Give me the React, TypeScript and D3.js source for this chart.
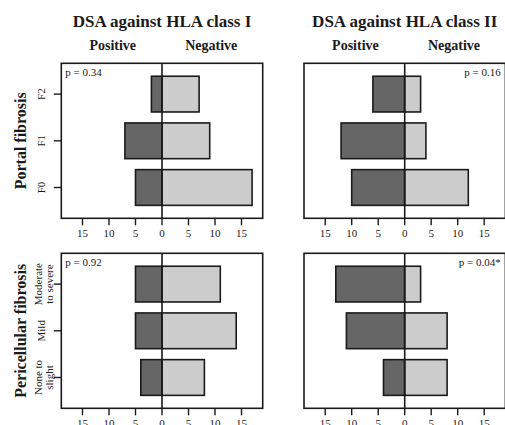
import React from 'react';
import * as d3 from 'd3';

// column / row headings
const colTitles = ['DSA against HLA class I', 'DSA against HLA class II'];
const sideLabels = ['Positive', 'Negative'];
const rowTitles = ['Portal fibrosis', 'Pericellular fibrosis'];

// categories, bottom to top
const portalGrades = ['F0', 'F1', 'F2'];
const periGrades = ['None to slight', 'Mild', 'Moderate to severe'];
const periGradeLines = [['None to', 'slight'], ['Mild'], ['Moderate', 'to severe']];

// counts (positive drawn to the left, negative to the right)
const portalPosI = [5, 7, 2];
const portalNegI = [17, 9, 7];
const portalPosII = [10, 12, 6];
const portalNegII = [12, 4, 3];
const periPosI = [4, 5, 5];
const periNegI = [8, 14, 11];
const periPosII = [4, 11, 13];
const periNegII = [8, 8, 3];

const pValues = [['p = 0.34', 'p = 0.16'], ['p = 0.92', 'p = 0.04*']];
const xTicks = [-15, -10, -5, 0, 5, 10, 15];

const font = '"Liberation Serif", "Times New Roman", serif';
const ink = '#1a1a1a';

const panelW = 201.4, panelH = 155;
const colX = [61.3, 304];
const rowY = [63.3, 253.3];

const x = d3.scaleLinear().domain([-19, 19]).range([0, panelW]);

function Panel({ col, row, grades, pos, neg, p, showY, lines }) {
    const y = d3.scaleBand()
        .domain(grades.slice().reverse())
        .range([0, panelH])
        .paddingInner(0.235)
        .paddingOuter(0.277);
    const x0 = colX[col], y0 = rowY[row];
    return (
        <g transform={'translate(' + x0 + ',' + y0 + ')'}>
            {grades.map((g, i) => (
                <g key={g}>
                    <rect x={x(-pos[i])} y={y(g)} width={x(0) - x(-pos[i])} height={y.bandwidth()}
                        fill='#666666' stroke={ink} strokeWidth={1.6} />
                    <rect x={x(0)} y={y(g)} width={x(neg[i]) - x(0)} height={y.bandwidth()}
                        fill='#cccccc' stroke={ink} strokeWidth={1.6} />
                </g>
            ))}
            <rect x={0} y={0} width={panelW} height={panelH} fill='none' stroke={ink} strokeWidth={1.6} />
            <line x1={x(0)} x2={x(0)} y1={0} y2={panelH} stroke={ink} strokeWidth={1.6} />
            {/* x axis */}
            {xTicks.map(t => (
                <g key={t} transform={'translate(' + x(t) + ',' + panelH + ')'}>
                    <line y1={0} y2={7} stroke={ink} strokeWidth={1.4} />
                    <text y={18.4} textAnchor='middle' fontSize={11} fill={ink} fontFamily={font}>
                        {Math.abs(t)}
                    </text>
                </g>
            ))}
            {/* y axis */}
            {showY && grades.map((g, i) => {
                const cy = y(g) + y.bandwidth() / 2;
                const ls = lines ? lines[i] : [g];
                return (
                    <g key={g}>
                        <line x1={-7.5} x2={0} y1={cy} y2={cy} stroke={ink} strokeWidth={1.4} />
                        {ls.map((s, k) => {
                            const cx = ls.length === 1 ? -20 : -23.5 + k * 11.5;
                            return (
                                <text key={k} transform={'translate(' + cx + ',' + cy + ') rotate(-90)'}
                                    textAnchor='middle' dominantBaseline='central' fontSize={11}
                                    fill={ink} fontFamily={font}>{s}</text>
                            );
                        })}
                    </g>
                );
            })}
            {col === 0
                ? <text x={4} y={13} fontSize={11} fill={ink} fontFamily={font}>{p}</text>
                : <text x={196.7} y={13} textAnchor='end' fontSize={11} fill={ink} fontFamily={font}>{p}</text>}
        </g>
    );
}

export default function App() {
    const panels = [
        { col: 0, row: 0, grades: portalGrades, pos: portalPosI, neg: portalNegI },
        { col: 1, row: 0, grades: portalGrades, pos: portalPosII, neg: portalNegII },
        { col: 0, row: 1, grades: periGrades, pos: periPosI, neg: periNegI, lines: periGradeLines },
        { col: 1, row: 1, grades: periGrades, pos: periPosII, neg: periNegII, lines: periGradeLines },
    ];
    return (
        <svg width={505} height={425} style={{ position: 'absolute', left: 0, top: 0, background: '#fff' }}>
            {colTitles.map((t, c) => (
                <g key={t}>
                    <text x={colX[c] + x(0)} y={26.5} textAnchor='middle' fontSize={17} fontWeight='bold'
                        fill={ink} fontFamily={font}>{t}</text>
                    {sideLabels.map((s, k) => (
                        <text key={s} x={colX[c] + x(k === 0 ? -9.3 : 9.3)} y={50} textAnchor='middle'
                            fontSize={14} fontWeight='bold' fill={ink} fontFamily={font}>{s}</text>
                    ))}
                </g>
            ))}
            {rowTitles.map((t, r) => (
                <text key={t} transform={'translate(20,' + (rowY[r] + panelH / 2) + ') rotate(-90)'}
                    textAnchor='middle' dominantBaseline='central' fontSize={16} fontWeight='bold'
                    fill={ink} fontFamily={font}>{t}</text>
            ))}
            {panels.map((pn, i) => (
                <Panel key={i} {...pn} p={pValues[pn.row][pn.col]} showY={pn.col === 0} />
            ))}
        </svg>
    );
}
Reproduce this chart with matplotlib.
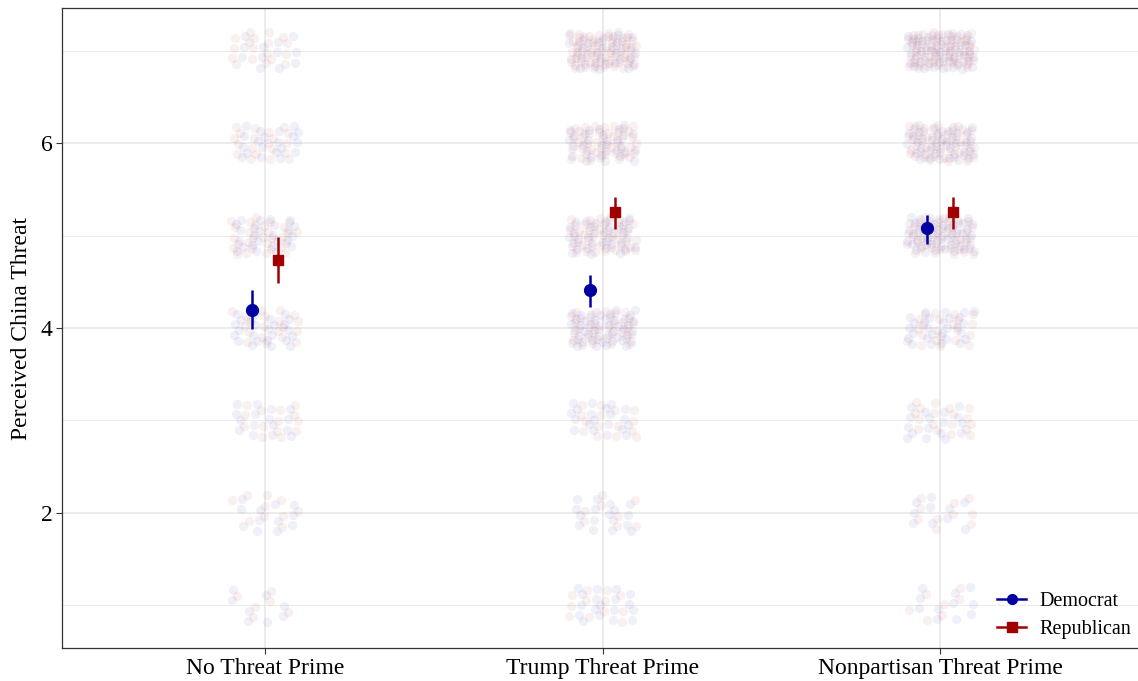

▸ **TASK REQUIREMENTS**
In the entries above, find every line with the word "chart" and list it.

▸ **FINAL RESULT**
Give me the React, TypeScript and D3.js source for this chart.
Reproduce this chart with matplotlib.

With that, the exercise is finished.